Sodium chloride (NaCl) based brine known as “produced water” is frequently produced along with petroleum hydrocarbons in western Canada. Remediation of soils impacted by produced water spills is an ongoing challenge since sodium chloride salts can have a negative impact on soil productivity, penetrate soils rapidly potentially affecting groundwater quality, and do not biodegrade.
The objective of this study was to evaluate current soil leaching technologies as a remediation tool for sodium chloride-impacted soils in western Canada. The study used existing spill monitoring data provided by a number of companies operating in western Canada. Data from 35 spills were included in the study. Because of the requirement for soil monitoring over several years, sites made available to the study tended to be larger or more persistent spills; they were not necessarily a typical cross-section of spills in Alberta or Western Canada.
Results indicated that leaching often moves salts downward very rapidly, particularly in the first several years after the spill. Produced salts can move through the soil profile to a depth of 5 m or more within 10 years, in permeable soil. Both engineered and passive systems can be effective in restoring good crop growth but there is some evidence that tile drainage may enhance the rate of salt leaching, particularly if the system is well maintained.

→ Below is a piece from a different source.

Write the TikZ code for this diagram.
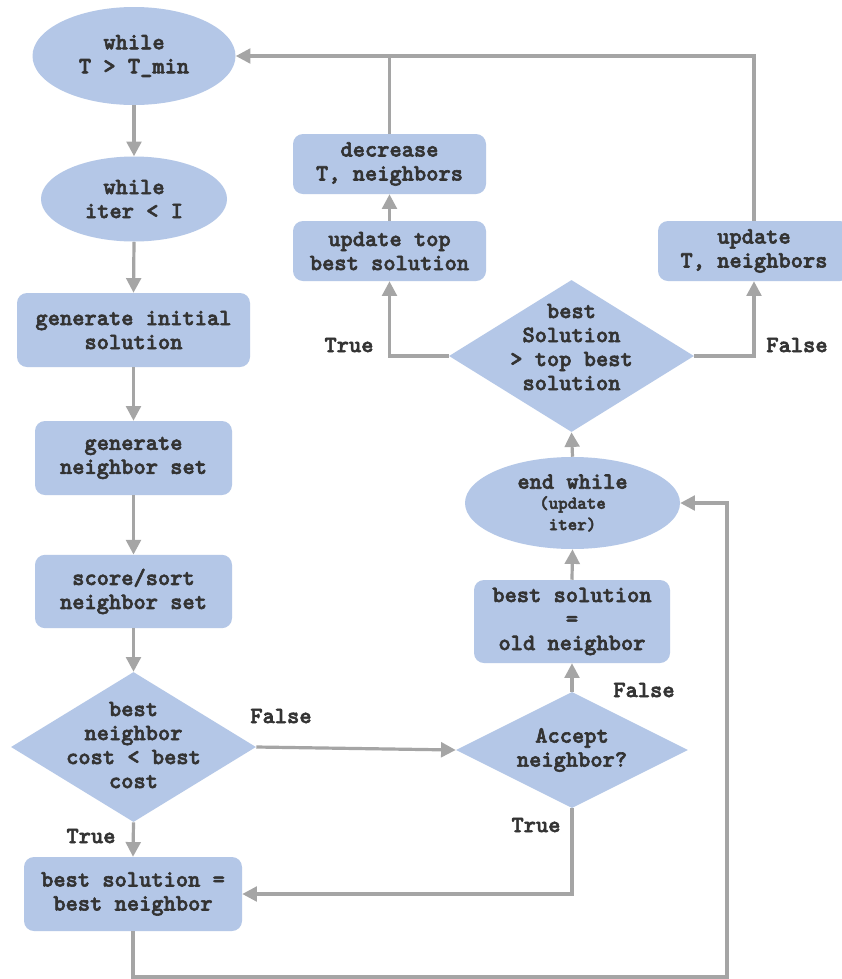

Leaching was not effective in removing salts from the topsoil at all spills. At about 10% of the passively remediated spills, electrical conductivity (EC) and sodium adsorption ratio (SAR) increased in topsoil between monitoring events. Resalinization can occur if there is upward movement of salts by capillary action from a high water table, or if the spill occurred in a groundwater discharge area.
Calcium (Ca) amendments appear to be very important to the leaching process. Because calcium applied as gypsum has a much lower solubility than sodium chloride and therefore moves more slowly through the soil profile, subsoil SAR sometimes increases during the leaching process, until sufficient applied calcium reaches subsoil. Data showed that calcium applied to the soil as gypsum can leach effectively through the soil profile to a depth of 1.0 m or more within 10 years despite its low solubility.
3202-601 R-0607 final.doc
Sufficient water is needed to flush salts out of the root zone or into tile drains. Otherwise, salts can accumulate in subsoil at the maximum depth of water penetration resulting in a “bulge” in EC and/or SAR values. If the volume of leaching water is insufficient, additional time may not help move the salt “bulge” deeper into the soil profile. Spill remediation monitoring including yearly vegetation monitoring and less frequent soil sampling was recommended.